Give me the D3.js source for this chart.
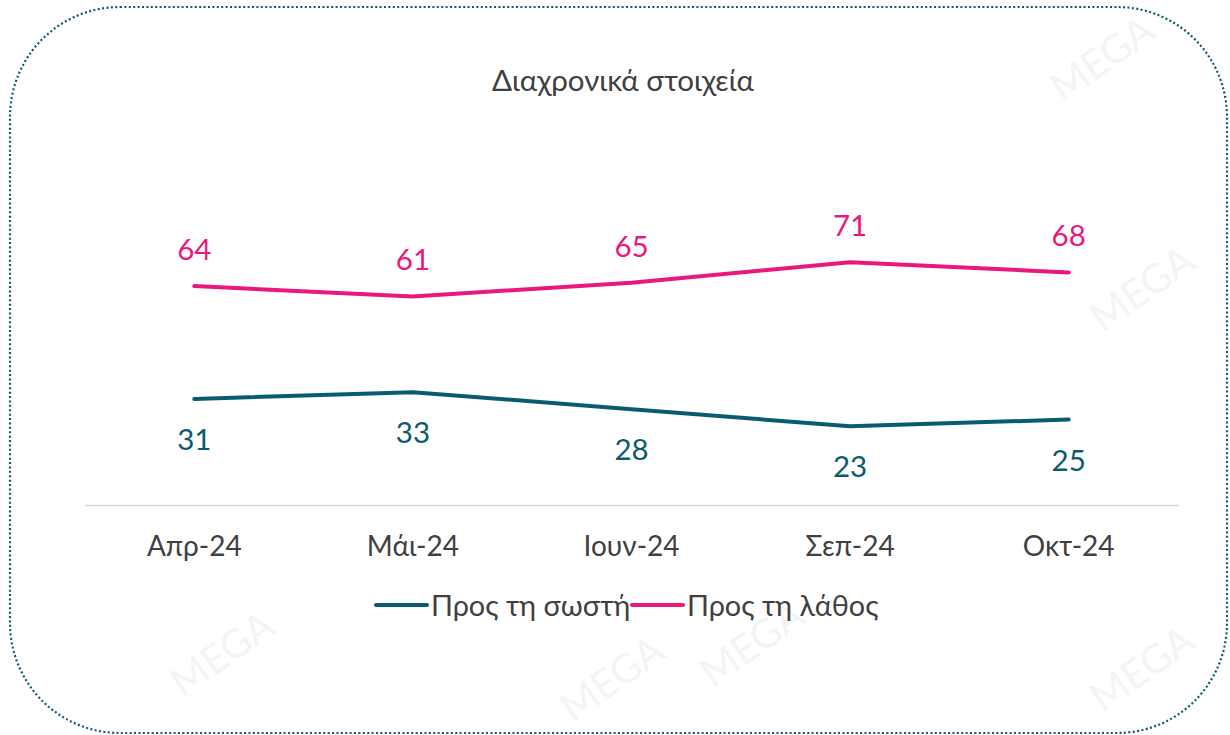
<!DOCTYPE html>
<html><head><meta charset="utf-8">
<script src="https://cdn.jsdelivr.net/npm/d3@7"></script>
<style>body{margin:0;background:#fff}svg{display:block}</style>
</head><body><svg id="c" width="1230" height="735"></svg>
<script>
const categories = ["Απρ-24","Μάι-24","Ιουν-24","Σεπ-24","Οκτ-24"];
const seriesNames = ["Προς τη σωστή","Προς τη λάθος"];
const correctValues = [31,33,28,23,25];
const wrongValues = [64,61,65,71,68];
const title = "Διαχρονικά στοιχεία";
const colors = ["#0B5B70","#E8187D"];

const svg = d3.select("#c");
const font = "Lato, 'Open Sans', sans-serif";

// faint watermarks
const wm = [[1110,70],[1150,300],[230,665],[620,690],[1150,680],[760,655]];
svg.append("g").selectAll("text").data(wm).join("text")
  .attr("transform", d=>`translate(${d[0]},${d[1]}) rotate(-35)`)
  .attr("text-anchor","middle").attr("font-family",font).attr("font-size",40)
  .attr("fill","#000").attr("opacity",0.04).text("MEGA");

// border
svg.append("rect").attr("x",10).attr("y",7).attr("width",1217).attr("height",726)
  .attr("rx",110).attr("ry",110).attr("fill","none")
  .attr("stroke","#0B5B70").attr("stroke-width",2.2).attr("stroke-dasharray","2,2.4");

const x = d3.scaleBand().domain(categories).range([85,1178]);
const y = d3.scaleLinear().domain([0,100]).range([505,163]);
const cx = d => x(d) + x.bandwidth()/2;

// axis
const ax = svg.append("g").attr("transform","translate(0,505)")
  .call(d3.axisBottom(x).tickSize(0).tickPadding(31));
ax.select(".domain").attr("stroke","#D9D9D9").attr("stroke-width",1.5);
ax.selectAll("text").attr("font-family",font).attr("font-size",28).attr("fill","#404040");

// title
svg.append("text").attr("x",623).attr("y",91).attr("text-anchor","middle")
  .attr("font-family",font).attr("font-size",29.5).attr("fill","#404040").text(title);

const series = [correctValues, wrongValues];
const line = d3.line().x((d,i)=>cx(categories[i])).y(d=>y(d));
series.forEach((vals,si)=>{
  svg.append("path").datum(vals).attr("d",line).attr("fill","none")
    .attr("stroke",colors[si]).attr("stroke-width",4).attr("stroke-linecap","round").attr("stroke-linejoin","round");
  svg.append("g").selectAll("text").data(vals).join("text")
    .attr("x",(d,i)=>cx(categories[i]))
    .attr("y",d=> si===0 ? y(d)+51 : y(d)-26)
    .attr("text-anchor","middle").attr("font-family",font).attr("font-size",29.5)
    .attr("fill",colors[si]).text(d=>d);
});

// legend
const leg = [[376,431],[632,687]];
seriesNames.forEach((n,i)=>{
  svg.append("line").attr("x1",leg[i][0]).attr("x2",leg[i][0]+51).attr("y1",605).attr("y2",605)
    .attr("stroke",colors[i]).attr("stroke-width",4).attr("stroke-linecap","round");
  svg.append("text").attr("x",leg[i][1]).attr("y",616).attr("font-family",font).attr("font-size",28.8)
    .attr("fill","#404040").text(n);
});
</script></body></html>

# # #

DIRECTIVE: Every line of the data should be copied as it stands, without the images.

RESULT OF THE TASK:
Give me the D3.js source for this chart.
<!DOCTYPE html>
<html><head><meta charset="utf-8">
<script src="https://cdn.jsdelivr.net/npm/d3@7"></script>
<style>body{margin:0;background:#fff}svg{display:block}</style>
</head><body><svg id="c" width="1230" height="735"></svg>
<script>
const categories = ["Απρ-24","Μάι-24","Ιουν-24","Σεπ-24","Οκτ-24"];
const seriesNames = ["Προς τη σωστή","Προς τη λάθος"];
const correctValues = [31,33,28,23,25];
const wrongValues = [64,61,65,71,68];
const title = "Διαχρονικά στοιχεία";
const colors = ["#0B5B70","#E8187D"];

const svg = d3.select("#c");
const font = "Lato, 'Open Sans', sans-serif";

// faint watermarks
const wm = [[1110,70],[1150,300],[230,665],[620,690],[1150,680],[760,655]];
svg.append("g").selectAll("text").data(wm).join("text")
  .attr("transform", d=>`translate(${d[0]},${d[1]}) rotate(-35)`)
  .attr("text-anchor","middle").attr("font-family",font).attr("font-size",40)
  .attr("fill","#000").attr("opacity",0.04).text("MEGA");

// border
svg.append("rect").attr("x",10).attr("y",7).attr("width",1217).attr("height",726)
  .attr("rx",110).attr("ry",110).attr("fill","none")
  .attr("stroke","#0B5B70").attr("stroke-width",2.2).attr("stroke-dasharray","2,2.4");

const x = d3.scaleBand().domain(categories).range([85,1178]);
const y = d3.scaleLinear().domain([0,100]).range([505,163]);
const cx = d => x(d) + x.bandwidth()/2;

// axis
const ax = svg.append("g").attr("transform","translate(0,505)")
  .call(d3.axisBottom(x).tickSize(0).tickPadding(31));
ax.select(".domain").attr("stroke","#D9D9D9").attr("stroke-width",1.5);
ax.selectAll("text").attr("font-family",font).attr("font-size",28).attr("fill","#404040");

// title
svg.append("text").attr("x",623).attr("y",91).attr("text-anchor","middle")
  .attr("font-family",font).attr("font-size",29.5).attr("fill","#404040").text(title);

const series = [correctValues, wrongValues];
const line = d3.line().x((d,i)=>cx(categories[i])).y(d=>y(d));
series.forEach((vals,si)=>{
  svg.append("path").datum(vals).attr("d",line).attr("fill","none")
    .attr("stroke",colors[si]).attr("stroke-width",4).attr("stroke-linecap","round").attr("stroke-linejoin","round");
  svg.append("g").selectAll("text").data(vals).join("text")
    .attr("x",(d,i)=>cx(categories[i]))
    .attr("y",d=> si===0 ? y(d)+51 : y(d)-26)
    .attr("text-anchor","middle").attr("font-family",font).attr("font-size",29.5)
    .attr("fill",colors[si]).text(d=>d);
});

// legend
const leg = [[376,431],[632,687]];
seriesNames.forEach((n,i)=>{
  svg.append("line").attr("x1",leg[i][0]).attr("x2",leg[i][0]+51).attr("y1",605).attr("y2",605)
    .attr("stroke",colors[i]).attr("stroke-width",4).attr("stroke-linecap","round");
  svg.append("text").attr("x",leg[i][1]).attr("y",616).attr("font-family",font).attr("font-size",28.8)
    .attr("fill","#404040").text(n);
});
</script></body></html>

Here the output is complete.